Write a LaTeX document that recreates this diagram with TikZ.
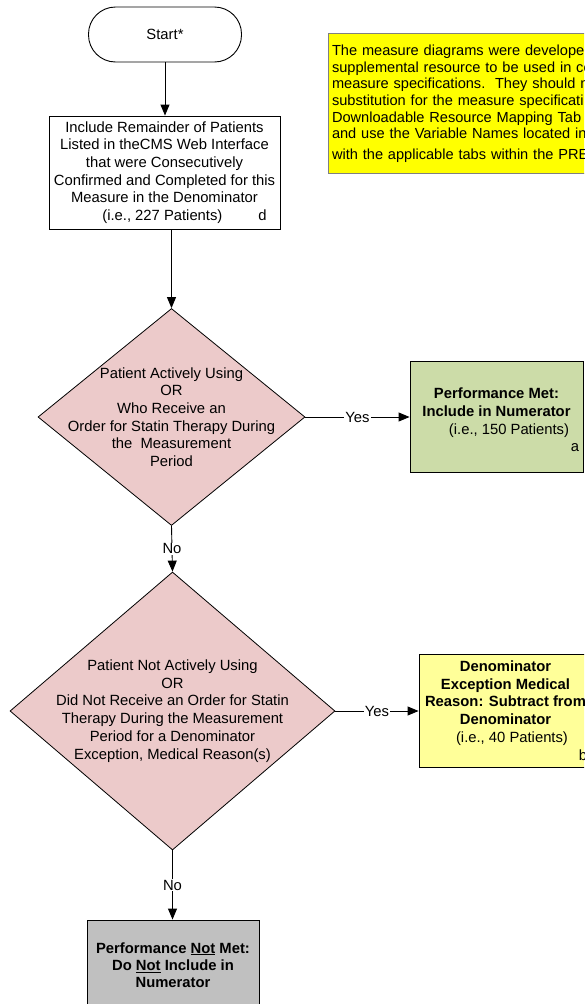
\documentclass[tikz,border=0pt]{standalone}
\usepackage{fontspec}
\setmainfont{Liberation Sans}
\usepackage{tikz}
\usetikzlibrary{positioning,arrows.meta,shapes.geometric}
\definecolor{decpink}{RGB}{236,202,202}
\definecolor{metgreen}{RGB}{204,220,168}
\definecolor{excyellow}{RGB}{255,255,153}
\definecolor{noteyellow}{RGB}{255,255,0}
\definecolor{notmetgray}{RGB}{192,192,192}

\begin{document}
\begin{tikzpicture}[
    x=1pt, y=-1pt,
    font=\fontsize{14.8}{17.7}\selectfont,
    startbox/.style={draw, line width=0.9pt, rounded corners=27pt, minimum width=153pt, minimum height=55pt},
    stepbox/.style={draw, line width=0.9pt, align=center, inner sep=0pt, minimum width=173pt, minimum height=113pt},
    decision/.style={diamond, draw, line width=0.8pt, fill=decpink, inner sep=0pt},
    dectext/.style={align=center, inner sep=0pt},
    arrow/.style={-{Triangle[length=11pt,width=9pt]}, line width=0.9pt},
    answer/.style={fill=white, inner sep=1pt}
]
    \clip (0,0) rectangle (584,1004);
    \fill[white] (0,0) rectangle (584,1004);

    \node[startbox] (start) at (165,34.5) {Start*};
    \node[draw=gray, line width=1pt, fill=noteyellow, align=left, text width=300pt, inner xsep=4pt,
          minimum height=140pt, font=\fontsize{14.6}{16.7}\selectfont] (note) at (482,103.5)
        {The measure diagrams were develope\\supplemental resource to be used in co\\measure specifications.\ \ They should n\\substitution for the measure specificati\\Downloadable Resource Mapping Tab\\and use the Variable Names located in\\[3.5pt]with the applicable tabs within the PRE};
    \node[stepbox, minimum width=231pt] (include) at (164.5,172.5)
        {Include Remainder of Patients\\Listed in theCMS Web Interface\\that were Consecutively\\Confirmed and Completed for this\\Measure in the Denominator\\\hspace*{40pt}(i.e., 227 Patients)\hspace{36pt}d};
    \node[decision, minimum width=267pt, minimum height=217pt,
          label={[dectext]center:Patient Actively Using\\OR\\Who Receive an\\Order for Statin Therapy During\\the\ \ Measurement\\Period}] (using) at (171.5,417) {};
    \node[stepbox, fill=metgreen, minimum height=111pt] (met) at (496.5,416.5)
        {\mbox{}\\\textbf{Performance Met:}\\\textbf{Include in Numerator}\\\hspace*{25pt}(i.e., 150 Patients)\\\hspace*{157pt}a};
    \node[decision, minimum width=325pt, minimum height=278pt,
          label={[dectext]center:Patient Not Actively Using\\OR\\Did Not Receive an Order for Statin\\Therapy During the Measurement\\Period for a Denominator\\Exception, Medical Reason(s)}] (notusing) at (172.5,711) {};
    \node[stepbox, fill=excyellow] (exception) at (505.5,710.5)
        {\textbf{Denominator}\\\textbf{Exception Medical}\\\textbf{Reason: Subtract from}\\\textbf{Denominator}\\\hspace*{13pt}(i.e., 40 Patients)\\\hspace*{155pt}b};
    \node[stepbox, fill=notmetgray, minimum width=172pt, minimum height=90pt, font=\bfseries\fontsize{14.8}{17.2}\selectfont] (notmet) at (173,965)
        {Performance \underline{Not} Met:\\Do \underline{Not} Include in\\Numerator};

    \draw[arrow] (start.south) -- (start.south |- include.north);
    \draw[arrow] (include.south -| using.north) -- (using.north);
    \draw[arrow] (using.east) -- node[answer]{Yes} (using.east -| met.west);
    \draw[arrow] (using.south) -- node[answer]{No} (notusing.north);
    \draw[arrow] (notusing.east) -- node[answer]{Yes} (notusing.east -| exception.west);
    \draw[arrow] (notusing.south) -- node[answer]{No} (notusing.south |- notmet.north);
\end{tikzpicture}
\end{document}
..........
PROMPT: Give only the number of lines that include the word "this".

WRITTEN RESPONSE: 2